Across platforms, iOS registered more consistent monetisation performance. Users converted 1.3 days faster on average, with a 39% higher first-time purchase rate and 68% stronger re-purchase behaviour compared to Android users. In-app purchase (IAP) revenue on iOS rose by 10% in 2025, almost twice the growth recorded on Android. In India, iOS revenue increased 44% year-on-year, indicating a shift towards higher-value user behaviour even in traditionally Android-dominated markets.

Remarketing spend and fraud exposure

Remarketing has overtaken UA in budgetary priority, reaching $16.4 billion globally in 2024, 3.5 times higher than UA spend. Android’s share of this spend grew from 64% to 77%, signalling a maturation in re-engagement strategies.

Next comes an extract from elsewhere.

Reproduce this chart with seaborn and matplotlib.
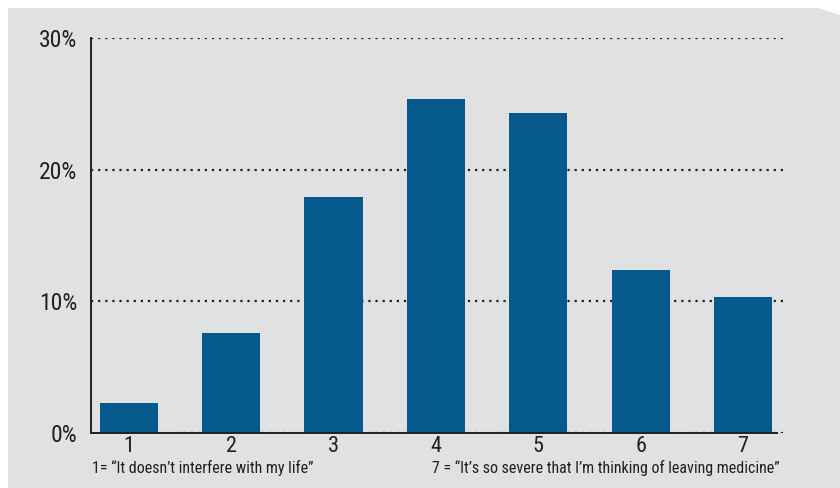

Web-to-app install flows also recorded significant growth, rising 38% ahead of the 2024 peak season and another 37% in early 2025. The trend reflects a growing emphasis on converting existing web audiences into app users, where engagement and conversion rates are stronger.

Global fraud exposure continues to be a major concern, with up to $1 billion at risk. iOS fraud rates fell from 30.1% to 25.9%, while Android saw a slight increase from 9.4% to 10.5%. AI-powered fraud prevention remains essential.

Market-Level Insights

United States

The US remained the largest remarketing market, totalling $6.67 billion in 2024. China-based apps now contribute over $2.3 billion to US remarketing. iOS UA in November 2024 declined 38% year-on-year, while Android fell 32%. Notably, organic installs outpaced paid campaigns, indicating a stronger brand-led environment. Interestingly, Android’s loyal-to-regular conversion ratio was 22% higher than iOS, pointing to superior post-install retention.

Germany

Germany emerged as a key market for Chinese app investments, with iOS UA increasing 170% year-on-year between January and May 2025. Unlike other regions that experienced seasonal spikes, Germany's spend remained steady through Q4. Remarketing spend in November 2024 surged 220%, as re-engagement efforts intensified.

France

France saw iOS UA more than double in early 2025, driven by a strategic focus from China-based apps. However, Android IAP spend declined 30% in November, reflecting broader economic and platform-related pressures.

Spain

Spain recorded among the slowest time-to-purchase rates globally. On average, third purchases took 10 to 12 days post-install. The market ranked low on both install-to-purchase and install-to-loyal metrics. On iOS, conversion rates were slightly below the global average, while loyalty rates were significantly lower. On Android, both conversion and loyalty ranked near the bottom of all markets studied.

Latin America

Brazil

In November 2024, iOS UA in Brazil surged 481% year-on-year, even as Android UA declined by 22%. Remarketing activity increased by 330%, but Android revenue fell 28% in 2025. Android IAP spend dropped 32% in November. Nonetheless, consistent time-to-purchase across platforms was supported by efficient local payment systems. Click flooding emerged as the primary Android fraud risk. Paid installs rose 155% during the holiday season.

Mexico

Mexico also saw divergent platform trends. iOS UA rose 21% year-on-year in November 2024, while Android declined by the same margin. Remarketing spend grew 136% in the same month.

Asia-Pacific

India

India posted a 44% year-on-year rise in iOS IAP revenue in November 2024, with continued growth of 31% through January–May 2025. Remarketing spend in early 2025 reached $447 million, 99.7% of it from Indian apps, emphasising local retention strategies. iOS UA rose 70% year-on-year in November, while Android increased 24%.

Indonesia

Android UA grew 43% in November 2024 and 67% from January to May 2025. iOS users in Indonesia exhibited loyalty conversion rates 70% above the global average, pointing to high-value user engagement in a market traditionally dominated by Android.

Japan

Japan showed strong Android loyalty rates, 80% above platform averages. However, iOS users were notably slower to convert, with a 1.5 to 2.5-day lag compared to other markets, one of the largest gaps globally.

South Korea

South Korea recorded iOS loyalty rates more than 60% above the global average. Android loyalty stood out at 80% above average, behind only Japan and Saudi Arabia. However, Android users were 1.5 to 2.5 days slower to convert than their iOS counterparts.